Kronistic is built from the ground up to work for groups. You can add as many attendees as you like to a Kronistic meeting, and Kron will take all their calendars into account.
Of course, if there are too many busy people in one meeting it might not be possible to find a time that they are all free. That’s why, for meetings much larger than 10 people, we recommend using the “optional” attendee setting to find a time that works the best for as many of the attendees as possible even if no time works for everyone. Make sure to set the critical attendees (eg, presenters, decision makers) as required.
- THE POWER HIERARCHY OF LINK SHARING
🔗 Calendly confers power to the link-sharer
🤝 Kron does not use link sharing and treats all calendars as equal
With Calendly, whoever shares the link controls the constraints for scheduling the meeting. If I send the link to you, you will have to choose from the times I gave you. If those times don’t work for you, you’ll have to either move something around in your calendar to accommodate me, or fire up email / slack / text to arrange a time manually.
With Kronistic, there is no link sharing. Kron checks everyone’s availability directly and then finds a time that works. This not only eliminates the link-sharing step, it means that the scheduling tool treats everyone’s calendars as equal. Everyone gets to put their own preferences and constraints into their own calendar without sharing those preferences with any other humans. Kron takes them all into account and finds the best balance. This approach is well suited to meetings with multiple similar-status stakeholders.
- RESCHEDULING
✅ Kronistic automatically reschedules meetings as attendees update their calendars
❌ Calendly meetings have to be rescheduled by hand
Scheduling a meeting is all well and good, but life happens. Things come up – kids get sick, a different work project catches fire, a new colleague needs to join the meeting. Now the meeting needs to get rescheduled.
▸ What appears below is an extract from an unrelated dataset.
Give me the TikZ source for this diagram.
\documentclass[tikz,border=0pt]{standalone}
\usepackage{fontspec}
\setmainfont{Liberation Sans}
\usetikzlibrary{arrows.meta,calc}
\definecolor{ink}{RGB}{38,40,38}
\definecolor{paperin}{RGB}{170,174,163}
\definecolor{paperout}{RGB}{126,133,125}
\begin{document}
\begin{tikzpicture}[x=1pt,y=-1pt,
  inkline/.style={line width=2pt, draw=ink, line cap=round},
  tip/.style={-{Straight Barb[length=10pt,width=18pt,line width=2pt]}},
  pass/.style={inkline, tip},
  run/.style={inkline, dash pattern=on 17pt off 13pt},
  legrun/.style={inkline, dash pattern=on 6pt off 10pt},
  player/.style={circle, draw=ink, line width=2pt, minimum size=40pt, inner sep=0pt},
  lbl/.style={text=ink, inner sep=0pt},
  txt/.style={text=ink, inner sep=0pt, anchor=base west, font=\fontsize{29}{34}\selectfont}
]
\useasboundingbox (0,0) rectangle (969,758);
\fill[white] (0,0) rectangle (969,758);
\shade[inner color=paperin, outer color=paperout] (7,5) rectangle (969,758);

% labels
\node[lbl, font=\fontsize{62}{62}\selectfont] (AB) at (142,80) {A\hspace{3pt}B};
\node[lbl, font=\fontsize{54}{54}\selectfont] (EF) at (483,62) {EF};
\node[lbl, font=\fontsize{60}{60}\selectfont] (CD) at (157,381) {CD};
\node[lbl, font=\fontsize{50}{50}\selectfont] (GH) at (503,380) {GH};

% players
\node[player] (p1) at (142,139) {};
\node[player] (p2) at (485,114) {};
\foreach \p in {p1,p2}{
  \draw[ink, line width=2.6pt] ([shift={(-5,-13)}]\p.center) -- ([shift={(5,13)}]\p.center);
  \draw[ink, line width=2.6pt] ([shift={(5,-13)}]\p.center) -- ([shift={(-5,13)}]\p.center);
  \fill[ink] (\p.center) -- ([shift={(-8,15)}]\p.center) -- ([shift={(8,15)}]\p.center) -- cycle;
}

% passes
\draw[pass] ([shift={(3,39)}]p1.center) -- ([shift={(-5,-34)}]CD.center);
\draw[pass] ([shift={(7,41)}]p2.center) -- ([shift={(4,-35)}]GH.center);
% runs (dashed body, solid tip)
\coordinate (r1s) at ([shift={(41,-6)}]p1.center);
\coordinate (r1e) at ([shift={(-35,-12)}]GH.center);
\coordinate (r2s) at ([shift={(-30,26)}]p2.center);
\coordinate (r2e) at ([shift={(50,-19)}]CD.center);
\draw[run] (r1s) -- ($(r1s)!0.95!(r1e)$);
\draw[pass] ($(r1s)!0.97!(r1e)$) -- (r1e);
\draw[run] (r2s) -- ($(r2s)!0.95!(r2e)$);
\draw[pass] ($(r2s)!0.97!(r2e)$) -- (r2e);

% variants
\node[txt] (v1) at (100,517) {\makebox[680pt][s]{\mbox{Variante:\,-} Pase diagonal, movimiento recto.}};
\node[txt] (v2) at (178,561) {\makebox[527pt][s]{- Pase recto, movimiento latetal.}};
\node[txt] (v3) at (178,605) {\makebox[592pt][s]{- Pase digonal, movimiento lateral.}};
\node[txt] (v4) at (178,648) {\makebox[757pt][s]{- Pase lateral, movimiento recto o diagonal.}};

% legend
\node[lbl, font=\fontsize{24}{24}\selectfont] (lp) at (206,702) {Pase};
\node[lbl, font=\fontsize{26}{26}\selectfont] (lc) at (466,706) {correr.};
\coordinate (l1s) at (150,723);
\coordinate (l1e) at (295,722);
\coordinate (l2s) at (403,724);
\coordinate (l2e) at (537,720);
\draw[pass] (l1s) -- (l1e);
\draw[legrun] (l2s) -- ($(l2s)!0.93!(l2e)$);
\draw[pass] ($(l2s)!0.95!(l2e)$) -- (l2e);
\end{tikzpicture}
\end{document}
With Calendly, you have to reschedule by hand, setting off a chain of emails or slack notifications. Whoever has the conflict is often apologizing and having to explain themselves. It can be a difficult political process, especially if the meeting was hard to schedule in the first place. For meetings that tend to be stable and/or have few attendees, this is less of a paint point.
With Kronistic, you just add the conflict to your calendar, and then Kron moves the meeting a few minutes later. No awkward conversations, no email bottlenecks, just a new time that works.
Choose the right scheduling tool for your needs
Kronistic and Calendly are both in the business of making it easier for you to schedule meetings. Kronistic is ideal for people with complex scheduling needs, frequent group meetings, and dynamic calendars that require flexibility. Calendly is great for getting 1:1 appointments booked quickly. Choose the right tool for your meeting and watch your calendar thrive.